Have you been seeing just a 2% return on your investments? It might seem positive at first, but when you dig deeper, you may realize that it's not nearly enough to help you reach your long-term financial goals. In today’s world, with inflation steadily rising and major milestones like retirement, buying a home, or paying for education on the horizon, a 2% return simply doesn’t cut it. This guide will explain why and share some straightforward strategies to aim for higher returns that truly support your dreams.
The Silent Killer: How Inflation Erodes Low Returns
Here’s the thing – inflation is slowly eating away at your returns. Inflation is the rise in the general level of prices for goods and services, and it's constantly increasing the cost of living. In many places, inflation is currently higher than 2%.
Think of it like this: If your investments grow by 2% each year, but the cost of living increases by 2% or more, you're basically standing still. You're not actually growing your purchasing power. It’s like running in place. Your 2% return isn’t getting you any further down the road.
Are You on Track? Why 2% Might Not Meet Your Financial Goals
Let’s consider some common scenarios where a 2% return will fall short:
- Retirement: If you're hoping to retire comfortably, you’ll likely need returns that outpace inflation over the long haul. With just a 2% return, it may mean you have to work longer or adjust your lifestyle.
- Education Costs: Tuition fees are rising every year. A 2% return on your education savings probably won’t keep up with those rising costs, meaning you'll need to make up the difference elsewhere.
- Wealth Accumulation: If you're aiming for significant wealth growth, a 2% return is like watching grass grow. Compounding can be a powerful tool, but it’s not enough when your returns are so low.
Understanding Your Target: Calculating Your Required Rate of Return
To know what you really need, you’ve got to calculate your required rate of return. This is simply the return you need each year to hit your financial goals in the time you’ve set. Your required rate of return takes into account inflation, how long you can invest, and how much you need to save.

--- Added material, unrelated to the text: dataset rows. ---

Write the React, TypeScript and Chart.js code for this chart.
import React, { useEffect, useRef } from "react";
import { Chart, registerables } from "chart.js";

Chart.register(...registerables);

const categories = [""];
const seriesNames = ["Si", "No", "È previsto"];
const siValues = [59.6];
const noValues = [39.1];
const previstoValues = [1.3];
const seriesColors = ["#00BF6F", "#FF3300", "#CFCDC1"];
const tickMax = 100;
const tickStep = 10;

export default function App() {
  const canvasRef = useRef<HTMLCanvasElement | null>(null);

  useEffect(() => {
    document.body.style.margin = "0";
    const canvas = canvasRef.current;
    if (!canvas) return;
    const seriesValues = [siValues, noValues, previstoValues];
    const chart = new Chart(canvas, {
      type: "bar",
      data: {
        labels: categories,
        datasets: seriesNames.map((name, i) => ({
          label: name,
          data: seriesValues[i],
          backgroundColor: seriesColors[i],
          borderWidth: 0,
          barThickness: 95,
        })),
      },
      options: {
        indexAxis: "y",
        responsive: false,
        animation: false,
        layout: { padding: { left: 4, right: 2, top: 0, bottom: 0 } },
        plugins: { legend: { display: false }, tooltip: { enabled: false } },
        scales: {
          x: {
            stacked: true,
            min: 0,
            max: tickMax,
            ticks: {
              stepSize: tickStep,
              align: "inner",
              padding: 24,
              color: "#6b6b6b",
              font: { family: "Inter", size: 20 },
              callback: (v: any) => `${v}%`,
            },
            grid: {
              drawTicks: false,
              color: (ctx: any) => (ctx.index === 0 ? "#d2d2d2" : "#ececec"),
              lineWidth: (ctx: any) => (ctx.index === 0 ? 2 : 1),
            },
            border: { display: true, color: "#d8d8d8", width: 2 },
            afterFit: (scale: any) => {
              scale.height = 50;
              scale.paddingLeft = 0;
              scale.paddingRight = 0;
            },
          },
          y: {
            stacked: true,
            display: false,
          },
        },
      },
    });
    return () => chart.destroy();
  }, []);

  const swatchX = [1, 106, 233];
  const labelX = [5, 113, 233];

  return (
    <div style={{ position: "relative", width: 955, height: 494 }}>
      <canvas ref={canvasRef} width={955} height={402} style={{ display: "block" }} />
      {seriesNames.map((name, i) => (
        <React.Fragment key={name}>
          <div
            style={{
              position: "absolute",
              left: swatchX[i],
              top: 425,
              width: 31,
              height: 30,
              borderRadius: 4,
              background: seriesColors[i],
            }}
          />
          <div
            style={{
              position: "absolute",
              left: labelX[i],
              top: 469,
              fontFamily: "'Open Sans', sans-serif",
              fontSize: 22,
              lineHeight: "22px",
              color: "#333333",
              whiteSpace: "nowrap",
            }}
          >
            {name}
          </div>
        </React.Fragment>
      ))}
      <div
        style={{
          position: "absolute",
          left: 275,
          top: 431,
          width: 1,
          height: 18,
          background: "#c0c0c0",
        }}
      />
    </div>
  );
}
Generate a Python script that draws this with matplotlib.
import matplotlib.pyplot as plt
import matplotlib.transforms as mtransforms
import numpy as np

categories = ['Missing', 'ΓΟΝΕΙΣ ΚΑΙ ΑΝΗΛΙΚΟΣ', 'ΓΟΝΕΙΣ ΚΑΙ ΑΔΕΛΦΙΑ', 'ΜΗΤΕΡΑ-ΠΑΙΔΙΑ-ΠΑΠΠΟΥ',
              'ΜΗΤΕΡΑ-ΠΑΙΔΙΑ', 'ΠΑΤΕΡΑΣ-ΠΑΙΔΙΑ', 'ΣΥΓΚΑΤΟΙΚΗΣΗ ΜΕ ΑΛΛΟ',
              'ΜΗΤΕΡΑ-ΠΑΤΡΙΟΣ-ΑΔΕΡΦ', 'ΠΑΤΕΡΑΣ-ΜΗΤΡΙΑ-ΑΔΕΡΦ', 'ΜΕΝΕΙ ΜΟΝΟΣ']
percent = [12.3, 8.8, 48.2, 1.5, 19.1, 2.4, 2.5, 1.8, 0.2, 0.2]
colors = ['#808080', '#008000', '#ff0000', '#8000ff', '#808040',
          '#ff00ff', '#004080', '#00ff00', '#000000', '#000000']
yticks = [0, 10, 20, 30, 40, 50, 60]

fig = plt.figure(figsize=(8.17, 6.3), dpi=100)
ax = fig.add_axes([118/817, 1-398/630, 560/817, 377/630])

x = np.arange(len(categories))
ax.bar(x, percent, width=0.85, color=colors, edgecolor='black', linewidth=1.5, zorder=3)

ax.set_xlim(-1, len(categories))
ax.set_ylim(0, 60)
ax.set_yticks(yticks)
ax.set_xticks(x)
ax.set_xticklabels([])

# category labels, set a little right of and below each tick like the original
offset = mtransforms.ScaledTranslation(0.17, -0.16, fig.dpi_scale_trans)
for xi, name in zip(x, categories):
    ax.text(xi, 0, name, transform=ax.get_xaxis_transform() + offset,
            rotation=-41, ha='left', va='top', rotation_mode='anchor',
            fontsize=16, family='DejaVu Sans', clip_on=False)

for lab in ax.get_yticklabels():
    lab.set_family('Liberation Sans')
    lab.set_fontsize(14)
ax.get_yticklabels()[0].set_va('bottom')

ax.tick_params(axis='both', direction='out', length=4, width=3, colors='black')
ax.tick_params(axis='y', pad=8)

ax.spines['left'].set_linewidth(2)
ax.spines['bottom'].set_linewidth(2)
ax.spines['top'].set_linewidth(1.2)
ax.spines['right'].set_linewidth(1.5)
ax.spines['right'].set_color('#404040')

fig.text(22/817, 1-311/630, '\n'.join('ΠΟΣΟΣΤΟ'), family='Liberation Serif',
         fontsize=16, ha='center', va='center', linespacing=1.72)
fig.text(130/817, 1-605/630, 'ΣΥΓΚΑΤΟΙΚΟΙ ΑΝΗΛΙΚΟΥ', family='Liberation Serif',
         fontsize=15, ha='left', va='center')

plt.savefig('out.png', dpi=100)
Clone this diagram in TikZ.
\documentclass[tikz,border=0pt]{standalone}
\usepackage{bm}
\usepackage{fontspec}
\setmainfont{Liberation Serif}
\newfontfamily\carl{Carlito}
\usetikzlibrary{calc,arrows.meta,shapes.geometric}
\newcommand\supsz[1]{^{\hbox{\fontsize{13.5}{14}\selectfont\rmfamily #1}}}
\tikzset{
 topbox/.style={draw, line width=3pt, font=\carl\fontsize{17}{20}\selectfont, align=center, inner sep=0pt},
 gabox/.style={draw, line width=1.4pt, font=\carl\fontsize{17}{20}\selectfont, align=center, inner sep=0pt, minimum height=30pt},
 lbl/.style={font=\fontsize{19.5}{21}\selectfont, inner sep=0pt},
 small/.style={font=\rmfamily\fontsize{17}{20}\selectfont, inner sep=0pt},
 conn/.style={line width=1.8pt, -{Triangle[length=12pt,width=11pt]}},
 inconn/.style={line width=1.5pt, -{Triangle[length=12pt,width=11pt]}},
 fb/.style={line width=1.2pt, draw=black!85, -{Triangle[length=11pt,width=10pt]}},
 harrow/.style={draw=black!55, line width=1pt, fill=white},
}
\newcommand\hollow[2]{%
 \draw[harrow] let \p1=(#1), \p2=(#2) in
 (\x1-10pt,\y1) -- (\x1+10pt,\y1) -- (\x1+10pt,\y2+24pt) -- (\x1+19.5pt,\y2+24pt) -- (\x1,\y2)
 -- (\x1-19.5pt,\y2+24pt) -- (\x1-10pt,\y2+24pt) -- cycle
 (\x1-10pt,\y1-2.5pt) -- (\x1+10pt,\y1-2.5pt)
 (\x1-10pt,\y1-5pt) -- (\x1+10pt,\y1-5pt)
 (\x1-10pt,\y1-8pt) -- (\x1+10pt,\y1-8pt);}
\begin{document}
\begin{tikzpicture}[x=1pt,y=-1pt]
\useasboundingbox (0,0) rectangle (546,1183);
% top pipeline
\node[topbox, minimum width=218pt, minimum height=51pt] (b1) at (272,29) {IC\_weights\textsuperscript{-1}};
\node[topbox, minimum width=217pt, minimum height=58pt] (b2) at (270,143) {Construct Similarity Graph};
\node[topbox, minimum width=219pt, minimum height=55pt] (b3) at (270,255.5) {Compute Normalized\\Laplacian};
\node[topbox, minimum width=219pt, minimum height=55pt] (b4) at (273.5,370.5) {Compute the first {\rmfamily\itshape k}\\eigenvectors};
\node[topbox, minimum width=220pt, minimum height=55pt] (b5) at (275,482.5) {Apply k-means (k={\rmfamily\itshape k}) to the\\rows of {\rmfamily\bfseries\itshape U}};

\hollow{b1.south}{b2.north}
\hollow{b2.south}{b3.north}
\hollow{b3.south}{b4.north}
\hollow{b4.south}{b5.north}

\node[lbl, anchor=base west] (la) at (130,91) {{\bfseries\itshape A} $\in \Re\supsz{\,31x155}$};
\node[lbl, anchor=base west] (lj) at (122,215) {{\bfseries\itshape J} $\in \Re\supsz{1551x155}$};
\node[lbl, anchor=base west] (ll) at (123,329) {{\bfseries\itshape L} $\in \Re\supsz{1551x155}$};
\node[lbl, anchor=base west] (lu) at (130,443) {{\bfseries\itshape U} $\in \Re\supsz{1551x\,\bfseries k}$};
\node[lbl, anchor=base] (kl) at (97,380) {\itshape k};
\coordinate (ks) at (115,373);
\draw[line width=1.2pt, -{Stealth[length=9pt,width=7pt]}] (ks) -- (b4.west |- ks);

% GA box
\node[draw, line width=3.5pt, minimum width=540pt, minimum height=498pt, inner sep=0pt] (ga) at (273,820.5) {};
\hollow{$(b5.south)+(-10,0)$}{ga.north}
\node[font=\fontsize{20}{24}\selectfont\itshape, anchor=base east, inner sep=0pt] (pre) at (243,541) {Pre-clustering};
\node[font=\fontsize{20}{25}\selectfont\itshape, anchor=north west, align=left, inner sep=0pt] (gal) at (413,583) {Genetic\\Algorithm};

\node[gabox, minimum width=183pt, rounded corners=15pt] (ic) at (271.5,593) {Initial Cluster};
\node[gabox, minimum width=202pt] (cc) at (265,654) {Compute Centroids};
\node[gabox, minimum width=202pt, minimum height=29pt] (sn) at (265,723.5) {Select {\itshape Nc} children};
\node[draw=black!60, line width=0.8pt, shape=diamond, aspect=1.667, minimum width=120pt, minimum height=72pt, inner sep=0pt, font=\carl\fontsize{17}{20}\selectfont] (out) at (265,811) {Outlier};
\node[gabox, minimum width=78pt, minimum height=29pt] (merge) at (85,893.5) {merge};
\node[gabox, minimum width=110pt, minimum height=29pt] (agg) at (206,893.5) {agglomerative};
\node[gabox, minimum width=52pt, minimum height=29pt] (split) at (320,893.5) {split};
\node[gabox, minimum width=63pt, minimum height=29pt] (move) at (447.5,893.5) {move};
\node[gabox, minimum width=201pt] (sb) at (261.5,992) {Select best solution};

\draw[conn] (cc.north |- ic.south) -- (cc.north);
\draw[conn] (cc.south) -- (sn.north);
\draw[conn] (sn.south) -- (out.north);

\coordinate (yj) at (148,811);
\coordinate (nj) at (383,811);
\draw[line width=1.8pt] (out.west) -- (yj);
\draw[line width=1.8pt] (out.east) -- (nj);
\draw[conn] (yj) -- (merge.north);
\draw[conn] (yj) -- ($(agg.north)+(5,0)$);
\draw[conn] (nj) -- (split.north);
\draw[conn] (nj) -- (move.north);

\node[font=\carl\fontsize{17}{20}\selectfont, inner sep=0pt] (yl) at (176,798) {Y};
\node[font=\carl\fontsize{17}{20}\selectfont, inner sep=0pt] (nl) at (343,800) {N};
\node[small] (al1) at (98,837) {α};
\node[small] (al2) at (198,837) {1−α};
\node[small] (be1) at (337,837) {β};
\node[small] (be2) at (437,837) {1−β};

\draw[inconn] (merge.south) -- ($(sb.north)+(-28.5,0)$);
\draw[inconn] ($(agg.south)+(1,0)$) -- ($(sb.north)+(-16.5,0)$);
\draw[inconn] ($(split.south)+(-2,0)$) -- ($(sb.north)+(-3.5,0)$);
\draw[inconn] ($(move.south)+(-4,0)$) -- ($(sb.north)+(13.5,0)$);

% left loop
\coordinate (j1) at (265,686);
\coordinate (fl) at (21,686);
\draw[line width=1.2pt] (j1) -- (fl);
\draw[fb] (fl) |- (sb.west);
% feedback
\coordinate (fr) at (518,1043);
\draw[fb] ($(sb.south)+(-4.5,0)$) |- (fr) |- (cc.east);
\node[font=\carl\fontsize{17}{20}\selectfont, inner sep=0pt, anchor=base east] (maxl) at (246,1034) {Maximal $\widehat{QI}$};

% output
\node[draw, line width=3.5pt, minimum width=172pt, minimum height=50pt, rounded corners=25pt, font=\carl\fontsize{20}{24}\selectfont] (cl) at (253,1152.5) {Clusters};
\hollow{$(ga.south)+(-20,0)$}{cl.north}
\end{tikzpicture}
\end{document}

Here’s a quick breakdown on how to get started:
- Set Your Goals: What’s your big financial goal – retirement, buying a home, funding a child’s education? And when do you want to achieve it?
- Project Costs: How much will those goals cost in the future? Remember to factor in inflation.
- Timeframe: How long can you afford to invest?
- Calculate Growth: Once you have those numbers, you’ll have a clearer idea of how much return you need to make those goals happen. Trust me, this will likely be more than 2% for most long-term goals.
Strategies for Pursuing Higher Investment Returns
- Diversification Across Asset Classes: Don't put all your eggs in one basket. Spread your investments across different types of assets like stocks, bonds, and real estate.
- Growth-Oriented Assets: Consider investing in equities (stocks) for higher returns, as they tend to outperform more conservative options like bonds.
- Rebalance Regularly: Over time, your initial asset allocation may shift, so rebalance to keep your portfolio aligned with your goals.
- Low-Fee Investment Options: Choose low-cost investment options, such as index funds or ETFs, to keep more of your money working for you.
- Think Long-Term: Invest with patience. Avoid the temptation of reacting to short-term market fluctuations.
- Get Professional Help: Consult a financial advisor to tailor your strategy based on your personal financial goals.
Conclusion: Aiming Beyond 2% for a
A 2% return might sound okay, but when you factor in inflation and the need for long-term growth, it’s likely not enough to meet your financial goals. By understanding the impact of inflation, calculating your required rate of return, and adjusting your investment strategy, you can set yourself up for more financial success in the future. So don’t settle for small returns – aim higher and work toward achieving your dreams.